International collaboration has been essential to realizing any astronomy project requiring over $1 billion in funding. Elmegreen noted that the United States evaluates its contribution to these projects in Decadal Surveys by the National Academy of Sciences. During Elmegreen’s participation in the 2010 Decadal Survey, a major difficulty arose in aligning the survey with its counterparts in Europe and Asia. Drawing on her experience as Vice President of the International Astronomical Union, Elmegreen argued, “We need to work together in order to share resources, since no one country can cover all wavelengths on ground and in space. So even when we’re not partners in a particular mission or observatory, it would be desirable to have mechanisms in place where we collaborate on the research.
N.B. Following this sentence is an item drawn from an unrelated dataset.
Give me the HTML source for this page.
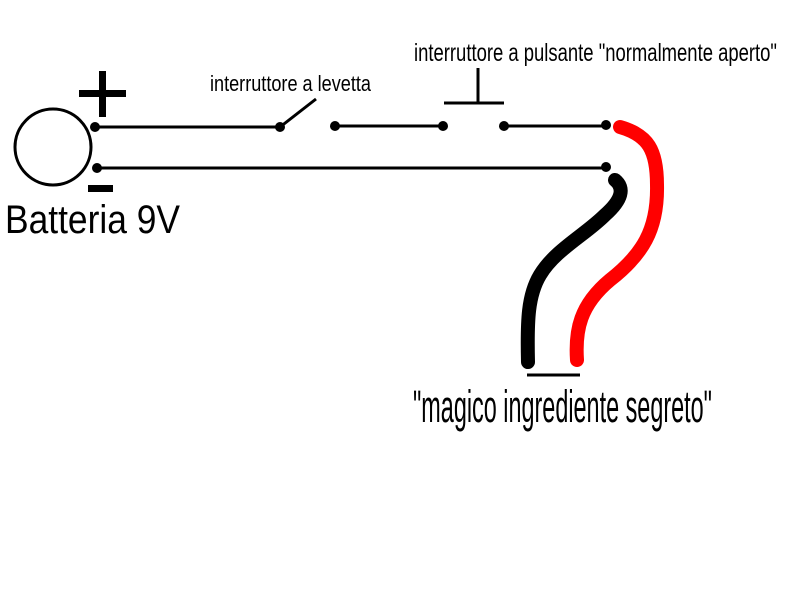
<!DOCTYPE html>
<html><head><meta charset="utf-8"><style>html,body{margin:0;padding:0;background:#fff}svg{display:block}</style></head>
<body>
<svg width="800" height="600" viewBox="0 0 800 600" xmlns="http://www.w3.org/2000/svg" font-family="'Liberation Sans', sans-serif">
<rect width="800" height="600" fill="#fff"/>
<circle cx="53" cy="147" r="38" fill="none" stroke="#000" stroke-width="3"/>
<rect x="99" y="71" width="7" height="46" fill="#000"/>
<rect x="79" y="90" width="47" height="7" fill="#000"/>
<rect x="88" y="185" width="25" height="7" fill="#000"/>
<g stroke="#000" stroke-width="3" fill="none">
<line x1="95" y1="127" x2="280" y2="127"/>
<line x1="280" y1="127" x2="316" y2="99"/>
<line x1="335" y1="126" x2="443" y2="126"/>
<line x1="504" y1="126" x2="606" y2="126"/>
<line x1="97" y1="168" x2="606" y2="168"/>
<line x1="444" y1="103" x2="504" y2="103"/>
<line x1="478" y1="68" x2="478" y2="103"/>
<line x1="527" y1="375" x2="580" y2="375"/>
</g>
<g fill="#000">
<circle cx="95" cy="127" r="5"/><circle cx="280" cy="127" r="5"/>
<circle cx="335" cy="126" r="5"/><circle cx="443" cy="126" r="5"/>
<circle cx="504" cy="126" r="5"/><circle cx="606" cy="125" r="5"/>
<circle cx="97" cy="168" r="5"/><circle cx="606" cy="167" r="5"/>
</g>
<path d="M620 127 C648 135 657 150 657 185 C658 230 642 255 610 280 C580 305 575 330 577 360" fill="none" stroke="#f00" stroke-width="14" stroke-linecap="round"/>
<path d="M615 180 C625 188 622 200 605 215 C585 235 555 250 540 275 C528 295 527 320 528 362" fill="none" stroke="#000" stroke-width="14" stroke-linecap="round"/>
<text x="5" y="233" font-size="40" textLength="175" lengthAdjust="spacingAndGlyphs">Batteria 9V</text>
<text x="210" y="91" font-size="22" textLength="161" lengthAdjust="spacingAndGlyphs">interruttore a levetta</text>
<text x="414" y="61" font-size="25" textLength="363" lengthAdjust="spacingAndGlyphs">interruttore a pulsante "normalmente aperto"</text>
<text x="413" y="422" font-size="45" textLength="299" lengthAdjust="spacingAndGlyphs">"magico ingrediente segreto"</text>
</svg>
</body></html>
The U.S. has the policy that all data are to be made publicly available worldwide … Not all countries openly share their data. So these discussions need to continue to take place.”
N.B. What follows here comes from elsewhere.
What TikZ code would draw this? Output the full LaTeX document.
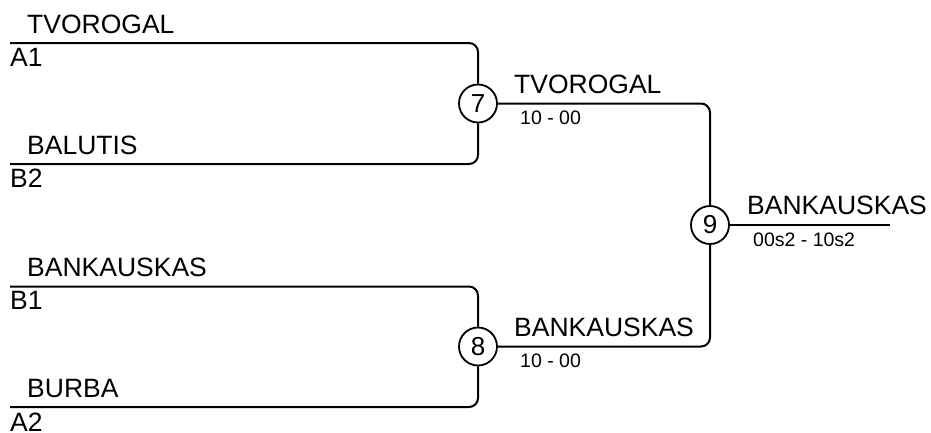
\documentclass[tikz,border=0pt]{standalone}
\usepackage{fontspec}
\setmainfont{Liberation Sans}
\begin{document}
\begin{tikzpicture}[x=1pt,y=-1pt,
  wire/.style={line width=2pt, rounded corners=9pt},
  circ/.style={circle, draw, line width=1.8pt, minimum size=38pt, inner sep=0pt, font=\fontsize{26}{28}\selectfont},
  big/.style={anchor=base west, inner sep=0pt, font=\fontsize{26.5}{28}\selectfont},
  small/.style={anchor=base west, inner sep=0pt, font=\fontsize{19.5}{22}\selectfont}]
\useasboundingbox (0,0) rectangle (931,432);
% first-round line starts
\coordinate (a1) at (10,43);
\coordinate (b2) at (10,164);
\coordinate (b1) at (10,286.5);
\coordinate (a2) at (10,407);
\coordinate (fin) at (890,225);
% match circles
\node[circ] (m7) at (478,103.5) {7};
\node[circ] (m8) at (478,346.5) {8};
\node[circ] (m9) at (710,225) {9};
% connectors
\draw[wire] (a1) -| (m7);
\draw[wire] (b2) -| (m7);
\draw[wire] (b1) -| (m8);
\draw[wire] (a2) -| (m8);
\draw[wire] (m7) -| (m9);
\draw[wire] (m8) -| (m9);
\draw[wire] (m9) -- (fin);
% labels
\node[big] (tA1) at (27,33) {TVOROGAL};
\node[big] (sA1) at (10,66) {A1};
\node[big] (tB2) at (27,154) {BALUTIS};
\node[big] (sB2) at (10,187) {B2};
\node[big] (tB1) at (27,276) {BANKAUSKAS};
\node[big] (sB1) at (10,309) {B1};
\node[big] (tA2) at (27,397) {BURBA};
\node[big] (sA2) at (10,431) {A2};
\node[big] (w7) at (514,93) {TVOROGAL};
\node[small] (r7) at (520,124) {10 - 00};
\node[big] (w8) at (514,336) {BANKAUSKAS};
\node[small] (r8) at (520,367) {10 - 00};
\node[big] (w9) at (747,214.5) {BANKAUSKAS};
\node[small] (r9) at (753,246) {00s2 - 10s2};
\end{tikzpicture}
\end{document}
Professor and Chair of Chemistry Miriam Rossi, who has worked with researchers from Italy, Chile, Argentina, India, Australia and Switzerland, reported, “I am constantly amazed at how creative my collaborators are—in making or adapting to their own equipment, working with instrument models that are primitive by U.S. standards, frequently less expensive and having minimal laboratory costs.” Rossi has found that travel costs and language differences are the main challenges to her research with international partners.
Considering scientific research in the past 40 years, Elmegreen reflected, “I think it is much easier today than ever before to have collaborators around the world. I’m part of several international teams, some as large as three dozen members and some as small as a handful. With Skype, Zoom and the internet, it is quite easy to keep in touch … In the beginning even telephone calls were tough, because they were very expensive. And we had no internet then and barely had computers!”
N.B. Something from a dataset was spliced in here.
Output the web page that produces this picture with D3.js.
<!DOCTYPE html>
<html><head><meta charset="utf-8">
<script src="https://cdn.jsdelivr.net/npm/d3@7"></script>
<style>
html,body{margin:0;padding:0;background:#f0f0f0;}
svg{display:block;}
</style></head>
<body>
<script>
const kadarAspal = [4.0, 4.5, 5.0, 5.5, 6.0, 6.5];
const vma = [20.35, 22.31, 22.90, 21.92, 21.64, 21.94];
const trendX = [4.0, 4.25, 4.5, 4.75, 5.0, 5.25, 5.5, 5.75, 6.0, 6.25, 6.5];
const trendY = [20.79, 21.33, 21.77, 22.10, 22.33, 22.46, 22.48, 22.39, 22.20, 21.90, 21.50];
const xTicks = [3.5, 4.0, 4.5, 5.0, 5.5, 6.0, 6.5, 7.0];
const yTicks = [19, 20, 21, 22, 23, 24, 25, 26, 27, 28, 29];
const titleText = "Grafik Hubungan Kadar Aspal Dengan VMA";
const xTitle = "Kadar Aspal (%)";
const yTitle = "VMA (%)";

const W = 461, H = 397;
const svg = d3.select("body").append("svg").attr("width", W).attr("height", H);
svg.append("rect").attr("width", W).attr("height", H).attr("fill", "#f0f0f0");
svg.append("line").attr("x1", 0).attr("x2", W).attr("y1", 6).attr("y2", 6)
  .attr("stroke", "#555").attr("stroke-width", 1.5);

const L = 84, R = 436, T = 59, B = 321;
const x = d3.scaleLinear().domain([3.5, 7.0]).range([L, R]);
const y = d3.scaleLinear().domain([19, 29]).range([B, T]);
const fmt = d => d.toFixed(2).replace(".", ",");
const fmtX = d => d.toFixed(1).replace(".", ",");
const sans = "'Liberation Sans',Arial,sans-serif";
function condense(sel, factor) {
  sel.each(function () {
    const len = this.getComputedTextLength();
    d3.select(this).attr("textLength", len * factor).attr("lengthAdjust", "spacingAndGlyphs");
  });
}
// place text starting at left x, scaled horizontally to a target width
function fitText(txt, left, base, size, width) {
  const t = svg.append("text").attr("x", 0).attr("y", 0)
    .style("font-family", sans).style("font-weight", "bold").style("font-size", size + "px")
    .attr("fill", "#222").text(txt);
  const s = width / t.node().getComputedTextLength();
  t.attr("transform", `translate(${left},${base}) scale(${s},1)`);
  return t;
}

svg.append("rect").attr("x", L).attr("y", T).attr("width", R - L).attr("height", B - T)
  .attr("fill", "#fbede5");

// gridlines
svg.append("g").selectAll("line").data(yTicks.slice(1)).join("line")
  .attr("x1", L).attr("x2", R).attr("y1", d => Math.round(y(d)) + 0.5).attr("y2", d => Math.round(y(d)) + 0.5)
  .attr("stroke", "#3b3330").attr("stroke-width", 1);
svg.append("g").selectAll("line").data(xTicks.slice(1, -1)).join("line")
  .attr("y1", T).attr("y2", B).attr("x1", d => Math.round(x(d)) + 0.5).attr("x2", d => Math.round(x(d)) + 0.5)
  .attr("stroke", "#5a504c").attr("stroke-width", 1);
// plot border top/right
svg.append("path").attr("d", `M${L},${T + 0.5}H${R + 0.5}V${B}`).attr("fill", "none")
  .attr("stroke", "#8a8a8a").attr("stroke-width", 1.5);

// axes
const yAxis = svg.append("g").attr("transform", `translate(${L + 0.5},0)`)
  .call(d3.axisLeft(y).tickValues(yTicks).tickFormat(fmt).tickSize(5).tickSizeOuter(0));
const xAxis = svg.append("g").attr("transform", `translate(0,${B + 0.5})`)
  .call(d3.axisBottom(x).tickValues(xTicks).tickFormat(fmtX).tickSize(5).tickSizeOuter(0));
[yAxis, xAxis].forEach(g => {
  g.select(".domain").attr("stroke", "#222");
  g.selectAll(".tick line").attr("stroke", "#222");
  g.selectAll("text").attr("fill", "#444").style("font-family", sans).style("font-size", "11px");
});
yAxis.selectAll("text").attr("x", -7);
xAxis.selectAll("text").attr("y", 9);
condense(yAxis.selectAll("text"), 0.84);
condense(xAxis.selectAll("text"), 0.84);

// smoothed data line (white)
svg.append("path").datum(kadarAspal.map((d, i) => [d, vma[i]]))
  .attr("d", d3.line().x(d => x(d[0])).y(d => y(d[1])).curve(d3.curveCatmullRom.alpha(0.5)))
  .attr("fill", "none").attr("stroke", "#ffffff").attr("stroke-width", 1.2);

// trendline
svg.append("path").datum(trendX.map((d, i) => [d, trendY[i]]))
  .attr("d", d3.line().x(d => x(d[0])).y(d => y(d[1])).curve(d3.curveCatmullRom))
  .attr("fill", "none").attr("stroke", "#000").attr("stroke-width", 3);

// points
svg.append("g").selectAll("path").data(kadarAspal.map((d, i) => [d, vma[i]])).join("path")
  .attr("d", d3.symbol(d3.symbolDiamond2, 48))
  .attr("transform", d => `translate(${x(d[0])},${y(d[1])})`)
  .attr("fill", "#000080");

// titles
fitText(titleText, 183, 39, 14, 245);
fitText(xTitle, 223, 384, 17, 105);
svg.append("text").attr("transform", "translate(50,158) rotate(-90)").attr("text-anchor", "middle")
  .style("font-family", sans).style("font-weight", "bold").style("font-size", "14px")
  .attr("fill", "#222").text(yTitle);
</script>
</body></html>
With regards to platforms for digital communication, Rossi noted, “Outside of the U.S., communication is done routinely using WhatsApp.” Rossi reported that, in the Chemistry department, Assistant Professor Leah Bendavid is currently on sabbatical at the Weizmann Institute in Israel and that Professor Sarjit Kaur collaborated closely with researchers in Poland through the International Amber Association Lab. Examining this international network, Rossi concluded, “I would say that having international collaborators has made me a better scientist since I am intimately aware of challenges that my collaborators face in doing excellent science.”
Senior Director of Alumnae/i Engagement and Co-Chair of the EPI Climate Assessment Working Group Willa Vincitore ’92 responded, “I have been heartened over my 25 years here to see many VCers working actively for positive and sustainable change … We have these conversations with every generation of students.” Citing the Engaged Pluralism Initiative’s Implicit Bias Program in the past few weeks and the Campus Community Survey opening April 4, Vincitore encouraged, “We just need to keep scheduling these conversations and drumming up attendance. I’m encouraged that the Vassar community continues to discuss all of these topics and that people continue to show up, no matter how large or small the group.”
At the event, Bradley called for creative ideas on globalization from the panelists in the humanities, social and natural scientists and stated, “Today we want to be a lot more thoughtful, we want to make a lot more noise, we want to be a lot deeper … And we expect that conversation will be far-reaching and innovative, thinking far beyond U.S. boundaries.”